Os presos adotam os gatos informalmente, trabalham juntos para cuidar deles, compartilham comida e camas e, em alguns casos, constroem casinhas para eles. Em troca, os gatos fornecem algo inestimável numa prisão conhecida pela superlotação e pelas condições precárias: amor, carinho e aceitação.
“Às vezes você fica deprimido, e aí é como se ela sentisse que você está meio deprimido”, disse Reinaldo Rodriguez, 48 anos, que deve ficar preso até 2031 por uma condenação por porte de arma de fogo. “Ela vem e se cola em você. Toca o rosto dela no seu”.
A parceria entre animais e criminosos condenados não é novidade. Durante a Segunda Guerra Mundial, prisioneiros de guerra em New Hampshire adotaram animais selvagens como animais domésticos – até mesmo, segundo relatos, um filhote de urso.
Os programas oficiais para criar laços entre prisioneiros e animais ficaram mais comuns no final da década de 1970 e, depois de resultados consistentemente positivos, se expandiram em todo mundo, em países como Japão, Países Baixos e Brasil.

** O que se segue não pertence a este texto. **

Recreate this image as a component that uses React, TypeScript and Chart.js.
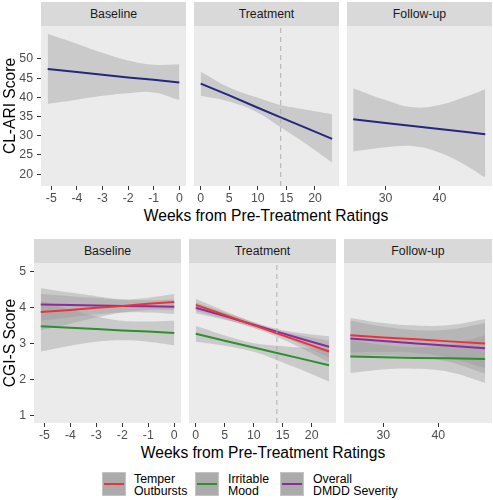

Esses programas se tornaram particularmente populares nos Estados Unidos. No Arizona, detentos treinam cavalos selvagens para patrulhar a fronteira dos Estados Unidos com o México. Em Minnesota e Michigan, prisioneiros treinam cães para cegos e surdos. E em Massachusetts, detentos ajudam a cuidar de animais selvagens feridos ou doentes, como falcões, coiotes e guaxinins.
Já se comprovou repetidas vezes que conectar presos e cães “diminui a reincidência, melhora da empatia, aprimora as habilidades sociais e gera um relacionamento mais seguro e positivo entre detentos e agentes penitenciários”, disse Beatriz Villafaina-Domínguez, pesquisadora na Espanha que analisou vinte estudos sobre esses programas.
Os cães têm sido o animal mais utilizado nas prisões, seguidos pelos cavalos. Na maioria dos programas, os animais são trazidos aos reclusos, ou vice-versa. No Chile, porém, os presos desenvolveram uma ligação orgânica com os gatos que vivem com eles.
Mas houve um tempo em que o relacionamento não era tão positivo. Uma década atrás, a população de gatos crescia descontroladamente e muitos gatos adoeciam – chegaram até mesmo a desenvolver uma infecção contagiosa que deixou alguns gatos cegos. A situação “estava estressando os detentos”, disse Carla Contreras Sandoval, assistente social da prisão, que tem duas tatuagens de gato.
Então, em 2016, as autoridades penitenciárias finalmente permitiram que voluntários cuidassem dos gatos. Desde então, uma organização chilena chamada Fundação Felinos vem trabalhando com a Humane Society International para coletar sistematicamente todos os gatos para tratá-los e castrá-los. Quase todos já foram tratados.
O sucesso do programa se deve pelo menos em parte aos presidiários, disse Sandoval. Os presos recolhem gatos que precisam de cuidados e os levam aos voluntários.
Numa tarde semanas atrás, quatro mulheres chegaram à prisão com caixas transportadoras de gatos, à procura de vários felinos, entre eles Lucky, Aquila e Dropón e seus seis filhotes, além de Fea, a gata de Nuñez.
O pátio estava caótico, lotado para uma partida de futebol entre detentos, mas os presos educadamente abriram caminho para as mulheres.
Logo depois, homens embalando gatos em braços tatuados desceram as escadas que davam para o pátio e entregaram os animais através das grades às voluntárias. Denys Carmona Rojas, 57 anos, prisioneiro que cumpre oito anos sob acusação de porte de arma, parou para acariciar uma ninhada de gatinhos dentro da caixa. Ele disse que tinha ajudado a criar muitos gatinhos na sua cela e relembrou a vez em que dera leite especial a uma ninhada que tinha perdido a mãe no parto.
“A gente se dedica aos gatos. Cuidamos deles, ficamos de olho neles, damos amor”, disse ele, sorrindo e mostrando a falta dos dentes da frente. “A sensação que vem daí não tem nada a ver com coisas ruins, cara”.